When an injury occurs, the lawyers and insurance companies rush to the scene. The first thing they say to their clients is:
“don’t say anything”.
The question is how can this be helpful? Sometimes silence is the same as arrogance, and that simply encourages people to sue.
The new legislation permits an apology to be offered without it being considered as an admission of liability. Sometimes such a statement would nullify insurance coverage.
An “apology is defined as follows:
“apology” means an expression of sympathy or regret, a statement that a person is sorry or any other words or actions indicating contrition or commiseration, whether or not the words or actions admit fault or liability or imply an admission of fault or liability in connection with the matter to which the words or actions relate.
Effect of apology on liability
2. (1) An apology made by or on behalf of a person in connection with any matter,
(a) does not, in law, constitute an express or implied admission of fault or liability by the person in connection with that matter;
(b) does not, despite any wording to the contrary in any contract of insurance or indemnity and despite any other Act or law, void, impair or otherwise affect any insurance or indemnity coverage for any person in connection with that matter; and
(c) shall not be taken into account in any determination of fault or liability in connection with that matter.
Evidence of apology not admissible
(3) Despite any other Act or law, evidence of an apology made by or on behalf of a person in connection with any matter is not admissible in any civil proceeding, administrative proceeding or arbitration as evidence of the fault or liability of any person in connection with that matter.
(4) However, if a person makes an apology while testifying at a civil proceeding, including while testifying at an out of court examination in the context of the civil proceeding, at an administrative proceeding or at an arbitration, this section does not apply to the apology for the purposes of that proceeding or arbitration.
The purpose of the new law is to ensure that an apology does not constitute an admission of fault or liability by the person, except for the purposes of a proceeding under the Provincial Offences Act , and does not affect the insurance coverage available to any person in relation to that matter.
Also, an apology is not admissible in any civil proceeding, administrative proceeding or arbitration as evidence of the fault or liability of any person in relation to that matter.

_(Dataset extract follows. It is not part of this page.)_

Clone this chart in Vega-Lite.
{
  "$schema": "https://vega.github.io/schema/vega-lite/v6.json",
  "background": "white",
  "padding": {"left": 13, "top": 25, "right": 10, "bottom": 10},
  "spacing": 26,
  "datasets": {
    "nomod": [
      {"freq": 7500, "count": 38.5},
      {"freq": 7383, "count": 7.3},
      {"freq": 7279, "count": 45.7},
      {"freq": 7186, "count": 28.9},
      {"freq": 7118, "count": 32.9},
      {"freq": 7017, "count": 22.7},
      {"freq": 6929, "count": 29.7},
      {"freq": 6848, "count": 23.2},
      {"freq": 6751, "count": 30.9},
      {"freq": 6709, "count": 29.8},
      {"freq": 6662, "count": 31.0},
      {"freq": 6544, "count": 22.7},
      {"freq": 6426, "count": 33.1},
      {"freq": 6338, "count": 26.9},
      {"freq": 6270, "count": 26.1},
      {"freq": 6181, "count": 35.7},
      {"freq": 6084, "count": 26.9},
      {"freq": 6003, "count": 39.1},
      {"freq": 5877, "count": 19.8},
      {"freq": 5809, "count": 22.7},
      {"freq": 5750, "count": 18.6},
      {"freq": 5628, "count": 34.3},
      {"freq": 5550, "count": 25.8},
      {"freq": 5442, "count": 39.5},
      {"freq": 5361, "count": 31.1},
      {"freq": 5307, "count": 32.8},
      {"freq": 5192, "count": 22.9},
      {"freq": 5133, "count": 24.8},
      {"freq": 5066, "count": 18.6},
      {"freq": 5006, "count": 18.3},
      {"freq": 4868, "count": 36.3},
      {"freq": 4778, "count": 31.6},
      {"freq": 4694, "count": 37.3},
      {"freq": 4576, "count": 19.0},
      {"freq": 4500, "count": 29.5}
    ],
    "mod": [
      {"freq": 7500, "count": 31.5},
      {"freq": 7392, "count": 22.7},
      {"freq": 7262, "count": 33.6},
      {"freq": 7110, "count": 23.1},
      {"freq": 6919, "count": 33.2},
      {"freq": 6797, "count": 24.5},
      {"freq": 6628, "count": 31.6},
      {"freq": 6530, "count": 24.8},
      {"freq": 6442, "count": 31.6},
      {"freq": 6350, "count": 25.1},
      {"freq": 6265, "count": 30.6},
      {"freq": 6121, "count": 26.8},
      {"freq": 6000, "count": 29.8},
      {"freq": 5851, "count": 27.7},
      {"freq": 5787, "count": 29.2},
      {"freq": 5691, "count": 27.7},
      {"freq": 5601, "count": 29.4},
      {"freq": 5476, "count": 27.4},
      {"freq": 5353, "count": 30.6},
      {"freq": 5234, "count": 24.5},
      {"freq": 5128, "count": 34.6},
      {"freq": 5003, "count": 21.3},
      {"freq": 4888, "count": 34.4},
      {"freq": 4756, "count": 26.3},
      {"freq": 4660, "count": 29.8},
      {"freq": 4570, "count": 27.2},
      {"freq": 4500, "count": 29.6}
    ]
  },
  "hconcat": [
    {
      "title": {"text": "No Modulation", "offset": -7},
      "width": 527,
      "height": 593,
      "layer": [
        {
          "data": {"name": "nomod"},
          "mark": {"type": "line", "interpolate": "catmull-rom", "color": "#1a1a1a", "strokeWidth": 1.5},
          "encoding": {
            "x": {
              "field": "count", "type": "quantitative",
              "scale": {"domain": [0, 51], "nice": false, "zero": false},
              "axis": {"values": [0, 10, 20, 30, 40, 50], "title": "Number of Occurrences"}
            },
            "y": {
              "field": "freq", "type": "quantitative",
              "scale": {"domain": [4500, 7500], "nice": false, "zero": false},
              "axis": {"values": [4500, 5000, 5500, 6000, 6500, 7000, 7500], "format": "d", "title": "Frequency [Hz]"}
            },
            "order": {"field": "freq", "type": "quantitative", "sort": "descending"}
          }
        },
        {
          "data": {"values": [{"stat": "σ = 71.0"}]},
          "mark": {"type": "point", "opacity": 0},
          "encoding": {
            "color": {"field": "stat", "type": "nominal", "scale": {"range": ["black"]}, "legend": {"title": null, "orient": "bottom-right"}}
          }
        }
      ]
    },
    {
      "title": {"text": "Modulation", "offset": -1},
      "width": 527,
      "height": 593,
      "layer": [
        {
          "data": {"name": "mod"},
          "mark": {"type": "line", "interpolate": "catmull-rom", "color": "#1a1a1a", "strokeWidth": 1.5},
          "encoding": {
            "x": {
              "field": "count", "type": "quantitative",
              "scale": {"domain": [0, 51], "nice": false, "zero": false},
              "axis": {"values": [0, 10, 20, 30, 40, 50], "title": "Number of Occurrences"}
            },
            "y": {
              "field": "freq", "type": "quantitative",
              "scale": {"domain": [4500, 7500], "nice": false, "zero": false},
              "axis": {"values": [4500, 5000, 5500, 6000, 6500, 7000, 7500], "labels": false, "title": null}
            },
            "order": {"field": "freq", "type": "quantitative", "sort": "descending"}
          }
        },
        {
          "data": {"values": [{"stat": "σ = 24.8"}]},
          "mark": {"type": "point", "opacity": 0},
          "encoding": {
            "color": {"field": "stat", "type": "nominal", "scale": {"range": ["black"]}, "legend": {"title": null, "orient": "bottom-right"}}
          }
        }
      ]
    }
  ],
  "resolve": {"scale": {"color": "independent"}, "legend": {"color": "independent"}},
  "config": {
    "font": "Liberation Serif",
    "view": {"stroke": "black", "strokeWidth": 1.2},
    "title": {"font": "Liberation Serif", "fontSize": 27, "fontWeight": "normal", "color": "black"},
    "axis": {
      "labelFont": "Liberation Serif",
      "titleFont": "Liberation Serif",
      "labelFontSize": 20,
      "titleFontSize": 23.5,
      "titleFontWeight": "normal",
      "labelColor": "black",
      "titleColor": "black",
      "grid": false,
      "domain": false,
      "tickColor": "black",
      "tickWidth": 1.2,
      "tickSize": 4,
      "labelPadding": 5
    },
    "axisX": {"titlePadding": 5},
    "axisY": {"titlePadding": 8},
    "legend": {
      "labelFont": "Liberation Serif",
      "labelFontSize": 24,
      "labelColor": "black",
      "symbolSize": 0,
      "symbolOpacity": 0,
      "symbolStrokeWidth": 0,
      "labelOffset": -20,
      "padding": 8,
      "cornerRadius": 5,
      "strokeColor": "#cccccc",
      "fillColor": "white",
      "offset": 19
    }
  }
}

However, if someone apologizes while testifying at a civil proceeding, administrative proceeding or arbitration, the benefit of this legislation does not apply for the purposes of that proceeding or arbitration.
The legislation will be helpful in certain limited circumstances. It will aid professionals who were negligent, particularly doctors. Often a patient’s family may be reluctant to sue if an apology were provided by a doctor or hospital. Silence is interpreted as arrogance, and incites the patient and their family.

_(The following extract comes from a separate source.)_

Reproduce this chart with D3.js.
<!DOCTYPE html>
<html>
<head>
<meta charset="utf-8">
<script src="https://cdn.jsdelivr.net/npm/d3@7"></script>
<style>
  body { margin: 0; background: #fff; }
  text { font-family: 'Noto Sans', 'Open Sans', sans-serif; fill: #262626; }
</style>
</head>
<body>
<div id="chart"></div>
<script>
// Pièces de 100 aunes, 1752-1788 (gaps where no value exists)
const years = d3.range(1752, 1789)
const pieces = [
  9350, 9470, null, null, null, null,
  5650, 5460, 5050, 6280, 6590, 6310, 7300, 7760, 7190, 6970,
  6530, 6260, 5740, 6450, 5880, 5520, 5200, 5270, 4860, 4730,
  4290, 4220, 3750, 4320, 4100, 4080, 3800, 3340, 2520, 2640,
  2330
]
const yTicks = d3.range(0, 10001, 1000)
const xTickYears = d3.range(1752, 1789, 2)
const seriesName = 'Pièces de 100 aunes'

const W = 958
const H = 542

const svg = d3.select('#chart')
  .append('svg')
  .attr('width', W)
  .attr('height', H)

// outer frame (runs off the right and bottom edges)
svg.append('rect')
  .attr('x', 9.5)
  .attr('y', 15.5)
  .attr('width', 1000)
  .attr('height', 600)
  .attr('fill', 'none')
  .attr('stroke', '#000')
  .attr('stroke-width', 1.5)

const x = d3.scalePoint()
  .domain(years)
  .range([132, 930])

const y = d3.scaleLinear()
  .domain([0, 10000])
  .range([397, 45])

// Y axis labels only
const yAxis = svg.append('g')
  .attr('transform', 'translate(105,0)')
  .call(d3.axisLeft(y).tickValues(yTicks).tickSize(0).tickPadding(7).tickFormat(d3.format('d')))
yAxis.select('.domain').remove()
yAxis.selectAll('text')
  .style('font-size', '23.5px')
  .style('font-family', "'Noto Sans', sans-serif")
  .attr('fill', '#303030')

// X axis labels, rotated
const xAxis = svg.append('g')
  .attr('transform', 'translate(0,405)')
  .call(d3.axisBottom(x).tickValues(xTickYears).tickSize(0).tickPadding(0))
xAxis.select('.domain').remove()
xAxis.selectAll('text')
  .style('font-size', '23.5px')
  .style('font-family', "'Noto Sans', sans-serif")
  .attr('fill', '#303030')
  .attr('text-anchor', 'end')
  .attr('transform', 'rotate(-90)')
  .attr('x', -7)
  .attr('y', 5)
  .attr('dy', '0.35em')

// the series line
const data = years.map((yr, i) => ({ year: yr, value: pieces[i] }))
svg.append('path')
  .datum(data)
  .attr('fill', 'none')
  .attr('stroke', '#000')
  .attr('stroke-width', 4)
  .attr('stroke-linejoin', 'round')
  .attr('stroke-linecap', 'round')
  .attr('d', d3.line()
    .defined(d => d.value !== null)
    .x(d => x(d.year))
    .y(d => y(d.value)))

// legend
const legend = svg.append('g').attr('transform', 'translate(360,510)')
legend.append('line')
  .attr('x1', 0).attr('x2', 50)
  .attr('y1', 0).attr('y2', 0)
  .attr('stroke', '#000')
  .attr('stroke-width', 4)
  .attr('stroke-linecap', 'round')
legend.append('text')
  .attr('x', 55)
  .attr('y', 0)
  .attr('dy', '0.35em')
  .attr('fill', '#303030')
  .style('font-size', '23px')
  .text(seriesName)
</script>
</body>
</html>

It will also assist large corporations, gas companies with explosions, food companies distributing contaminated products and so on. Again, the arrogance factor is mitigated by offering an apology and an explanation.

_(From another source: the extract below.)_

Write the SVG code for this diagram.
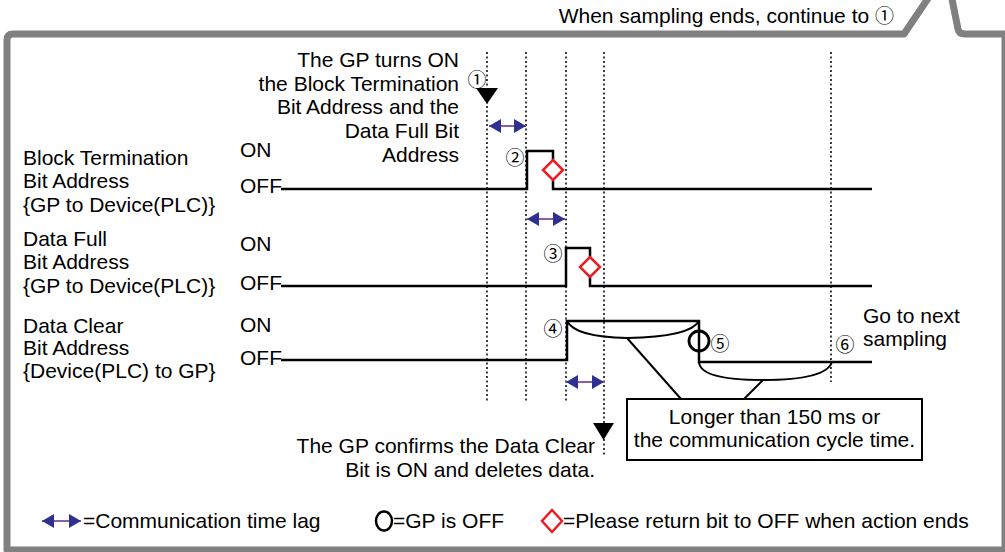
<svg xmlns="http://www.w3.org/2000/svg" width="1005" height="552" viewBox="0 0 1005 552">
<defs>
<style>
text{font-family:"Liberation Sans",Arial,"DejaVu Sans",sans-serif;font-size:21px;fill:#000}
.num{font-family:"Noto Sans CJK JP","DejaVu Sans",sans-serif;font-size:19px;text-anchor:middle;dominant-baseline:central}
.numt{font-family:"Noto Sans CJK JP","DejaVu Sans",sans-serif;font-size:19px}
.end{text-anchor:end}
.mid{text-anchor:middle}
.dot{stroke:#000;stroke-width:1.5;stroke-dasharray:2 2.5;fill:none}
.sig{stroke:#000;stroke-width:2.5;fill:none}
.lag{stroke:#8b5fa6;stroke-width:2.2;marker-start:url(#ah);marker-end:url(#ah)}
.dia{fill:#fff;stroke:#ed1c24;stroke-width:2.5}
.thin{stroke:#000;stroke-width:2;fill:none}
</style>
<marker id="ah" viewBox="0 0 12 14" refX="12" refY="7" markerWidth="12" markerHeight="14" markerUnits="userSpaceOnUse" orient="auto-start-reverse">
<path d="M0,0 L12,7 L0,14 Z" fill="#2e3192"/>
</marker>
</defs>
<rect width="1005" height="552" fill="#fff"/>
<g id="frame">
<path d="M7,550 V40 Q7,34 13,34 H904 L931,-6 H951 L958,29 Q959,34 965,34 H1005 V550 Z" fill="#fff" stroke="#808080" stroke-width="7" stroke-linejoin="round"/>
<text class="end" x="894" y="23">When sampling ends, continue to <tspan class="numt">①</tspan></text>
</g>
<g id="labels">
<text x="23" y="165">Block Termination</text>
<text x="23" y="188">Bit Address</text>
<text x="23" y="212">{GP to Device(PLC)}</text>
<text x="23" y="246">Data Full</text>
<text x="23" y="269">Bit Address</text>
<text x="23" y="293">{GP to Device(PLC)}</text>
<text x="23" y="333">Data Clear</text>
<text x="23" y="355">Bit Address</text>
<text x="23" y="378">{Device(PLC) to GP}</text>
<text x="240" y="157">ON</text>
<text x="240" y="193">OFF</text>
<text x="240" y="251">ON</text>
<text x="240" y="290">OFF</text>
<text x="240" y="332">ON</text>
<text x="240" y="365">OFF</text>
</g>
<g id="guides">
<line class="dot" x1="487" y1="52" x2="487" y2="401"/>
<line class="dot" x1="526" y1="52" x2="526" y2="401"/>
<line class="dot" x1="566" y1="52" x2="566" y2="401"/>
<line class="dot" x1="604" y1="52" x2="604" y2="456"/>
<line class="dot" x1="831" y1="52" x2="831" y2="382"/>
</g>
<g id="connectors">
<path class="sig" d="M281,189 H527 V151 H553 V189 H872"/>
<path class="sig" d="M281,286 H566 V248 H590 V286 H872"/>
<path class="sig" stroke-width="3" d="M281,360 H567 V321 H699 V362 H872"/>
<path class="thin" d="M567,321 Q575,337 627,338 Q690,337 699,321"/>
<path class="thin" d="M699,362 Q700,380 763,380 Q826,380 832,362"/>
<line class="thin" x1="627" y1="338" x2="681" y2="399"/>
<line class="thin" x1="763" y1="380" x2="744" y2="399"/>
<line class="lag" x1="489" y1="126" x2="526" y2="126"/>
<line class="lag" x1="527" y1="219" x2="565" y2="219"/>
<line class="lag" x1="566" y1="382" x2="604" y2="382"/>
</g>
<g id="markers">
<polygon points="476,88 498,88 487,104" fill="#000"/>
<polygon points="593,423 614,423 603.5,440" fill="#000"/>
<polygon class="dia" points="553,160 563,170 553,180 543,170"/>
<polygon class="dia" points="590,257 600,267 590,277 580,267"/>
<circle cx="699" cy="341" r="10" fill="none" stroke="#000" stroke-width="2.8"/>
<text class="num" x="477" y="78">①</text>
<text class="num" x="515" y="156">②</text>
<text class="num" x="553" y="252">③</text>
<text class="num" x="553" y="327">④</text>
<text class="num" x="720" y="342">⑤</text>
<text class="num" x="845" y="343">⑥</text>
</g>
<g id="note-start">
<text class="end" x="459" y="67">The GP turns ON</text>
<text class="end" x="459" y="91">the Block Termination</text>
<text class="end" x="459" y="114">Bit Address and the</text>
<text class="end" x="459" y="138">Data Full Bit</text>
<text class="end" x="459" y="162">Address</text>
</g>
<g id="note-confirm">
<text class="end" x="595" y="453">The GP confirms the Data Clear</text>
<text class="end" x="595" y="477">Bit is ON and deletes data.</text>
</g>
<g id="note-next">
<text x="863" y="323">Go to next</text>
<text x="863" y="346">sampling</text>
</g>
<g id="box">
<rect x="627" y="399" width="295" height="61" fill="#fff" stroke="#000" stroke-width="2"/>
<text class="mid" x="774.5" y="424">Longer than 150 ms or</text>
<text class="mid" x="774.5" y="447">the communication cycle time.</text>
</g>
<g id="legend">
<line class="lag" x1="42" y1="521" x2="81" y2="521"/>
<text x="83" y="528">=Communication time lag</text>
<ellipse cx="384" cy="521" rx="8" ry="9.5" fill="none" stroke="#000" stroke-width="2.5"/>
<text x="393" y="528">=GP is OFF</text>
<polygon class="dia" points="552,510 562,521 552,532 542,521"/>
<text x="563" y="528">=Please return bit to OFF when action ends</text>
</g>
</svg>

When it comes to real estate agents, this legislation is not of much help. As a collective group, real estate agents are not generally viewed as arrogant. If there is a loss caused by an agent, then there is a reasonable likelihood of a lawsuit. Apologies really aren’t here nor there. The damage is financial and there is no personal injury.
Consequently, the Act will have little if any benefit to the real estate community.
If you’re going to be sued, you will be!